2017年7月15日土曜日

侵略者 6 - 4

 ペルラ・ドーマーが火傷を負った過去から意外な方向へ話が向かったが、ドーマー達が話せるのはそこまでだった。常軌を逸してしまった執政官サタジット・ラムジーは30年前に姿を消し、彼が創ったかも知れない古代人の胚は実在の確認も取れぬまま人々の記憶から忘れ去られていた。
 遠い過去の話を語ったローガン・ハイネ・ドーマーは少し疲れたのか、暫く黙ってテーブルに両肘を突き、組んだ手の上に顎を載せて目を閉じていた。腕がしっかり立っているので昏睡しているのではない、とヤマザキ医師は判断した。彼はペルラ・ドーマーの診断結果を当人に手渡し、マッサージ室の予約を取るサイトを紹介した。
 パーシバルは何気なく室内を見廻しながら、ハイネに質問した。

「君の古巣の内務捜査班は君がここに閉じ込められているのに捜査に乗り出さないのか?」

 サンテシマ・ルイス・リン長官がしていることは不正研究ではないが、立派な人権蹂躙だ。するとペルラ・ドーマーがパーシバルにちょっと怒った表情を作って見せながら言った。

「その件に関しては、執政官の貴方に私達の口からは何も申せません、博士。」

 つまり、捜査中と言う意味だ、とケンウッドは思った。人権蹂躙は証拠集めが大切だ。内務捜査班はきっとドーマー達から証言を集めるのに苦労しているだろう。リンと彼のシンパは手を付けた贔屓のドーマー達に「褒美」を与えて懐柔している。優遇してもらっているドーマー達は後ろめたいので証言を躊躇う。リン達は汚い手を使っているのだ。ハイネも自身が不当に幽閉されていると言えば済むのだが、療養中だと自らドームの住人に誤魔化してしまっている。リンはまだハイネが1日のうちに4,5回は短時間の昏睡状態に陥ることを知っているのだ。ヤマザキもコートニーもハイネを医療区に留め置きたかったのだが。
 パーシバルは執政官に実態を知られていない内務捜査班の存在が不安でならない。不正研究をしていないのだから捜査対象にならないはずだが、彼にはポール・レイン・ドーマーのファンクラブと言う組織があって、それを地球人類復活委員会に報告されればどう受け取られるかと心配していた。
 室内をキョロキョロしていた彼は、突然ハイネのベッドの上に置かれた意外な物を発見した。

「ハイネ、君は縫いぐるみを抱いて寝る習慣があるのか?」

 え? とケンウッド、ヤマザキ、そしてペルラ・ドーマーまでもがベッドを見た。
 確かに、茶色の身長50センチほどの縫いぐるみの熊がこちらに背中を向けて座っていた。
 ハイネが目を閉じたまま答えた。

「抱いて寝たりしませんよ。

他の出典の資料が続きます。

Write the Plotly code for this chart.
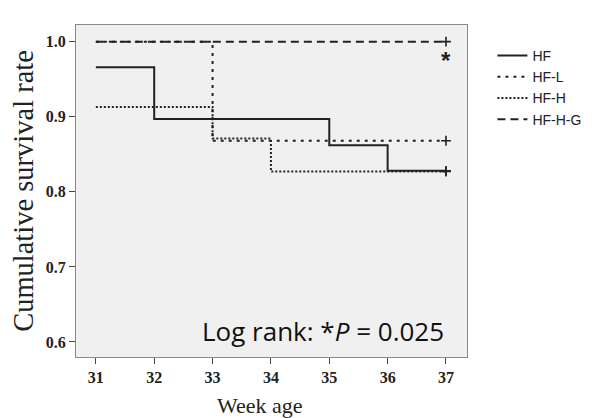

そこに置いてあるだけです。」
「だが、君の宝物なんだろ? そこにあるってことは・・・」
「違います。」

 ケンウッドはペルラ・ドーマーを見た。秘書は毎日朝食の後から夕食の直前まで局長に付き添っている。上司が昏睡状態に陥りかければ素早くベッドへ誘導するし、ハイネが眠っている間に部下が面会を求めて来れば代理で応対する。昼食に食堂へ行く時間を除けば、常に局長の傍らにいるのだから、ハイネの習慣は知っている。その秘書も驚いているのだ。

「昨夕、私が帰る時はその熊はありませんでした。今パーシバル博士が指摘されるまで気が付きませんでした・・・」

 彼の声が弱くなっていった。夜中にこの部屋に入った人間がいる。保安課員がこんな物を持ってくると思えないので、夜中に秘書が知らない訪問者があったのだ。そして局長は黙っていた・・・?

「ハイネ」

とケンウッドは言った。

「君の安全に関わる問題だ。君が知っている人間が夜中に来たのだと思うが、私達に教えてくれないか? 日中君を守っているペルラ・ドーマーの面目が立たないだろう?」

 ハイネは沈黙している。言いたくない相手なのか? ケンウッドは彼自身も言いたくなかったが脅しを賭けてみた。